In February, York has its very own hummus restaurant open its doors. Following in the wake of outlets in Leeds then Sheffield, Humpit opened their biggest and most ambitious site yet. Humpit began life in 2014 as a father and son business with a vision of replicating the traditional Israeli serve – big bowl of hummus with warmed pita – beginning just a gazebo, a toaster, and a fryer. Popularity grew to offer a wider range, and their first permanent outlet opened in the Leeds Corn Exchange. A year later they were named Virgin’s Start-Up Street Food Winner 2015, branching out to Sheffield in 2016, Leeds Students’ Union in 2017, and eventually York earlier this year, with plans to expand across Yorkshire, and a converted shipping container allowing them to take Humpit on a “road trip”, starting in Manchester this summer.

Humpit’s Marketing Coordinator Cat Miller told me how they quickly realised that all of their food was accidentally vegan, reaching out to the vegan community but also operating as a regular restaurant to the public: veganism isn’t their core aim, just a happy coincidence. Cat pointed to veganism as a catalyst for the hummus revolution, telling me that she thinks “the whole vegan revolution is obviously a big part of it; people are becoming a lot more aware of sustainability and ethics. I also think [it’s about embracing] different cultures as well; [hummus is] semi good for you and it’s so versatile, you can put it in everything, you can do whatever flavour you want, it’s so easy.”

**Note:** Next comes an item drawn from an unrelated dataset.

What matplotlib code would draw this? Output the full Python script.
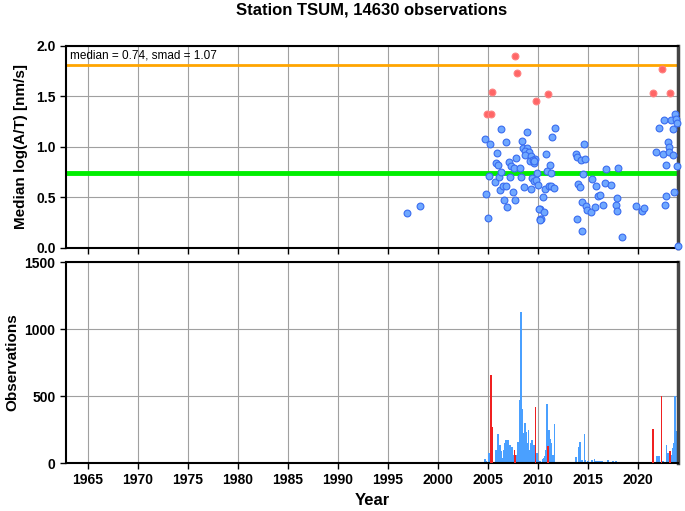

Humpit are planning to really make a feature of their York store, with events in the pipeline such as vegan speed dating, film screenings, and a sustainable fashion show. The University of York may even be getting in on the Humpit action: they catered Big D and are booked for Graduation and Freshers’ Festival, with potential to even expand to become a more permanent fixture on campus. They’re also the official sponsors of HumSoc.

Hummus looks as if it’s a revolution here to stay: just as the 2000s heralded the rise of the designer coffee, the 2010s and into the 20s looks to begin the age of sustainable eating. But even beyond that, it’s just a great food. I think the best way to wrap up is Cat’s closisng remark to me: “Honestly I eat so much of it every day it’s outrageous!”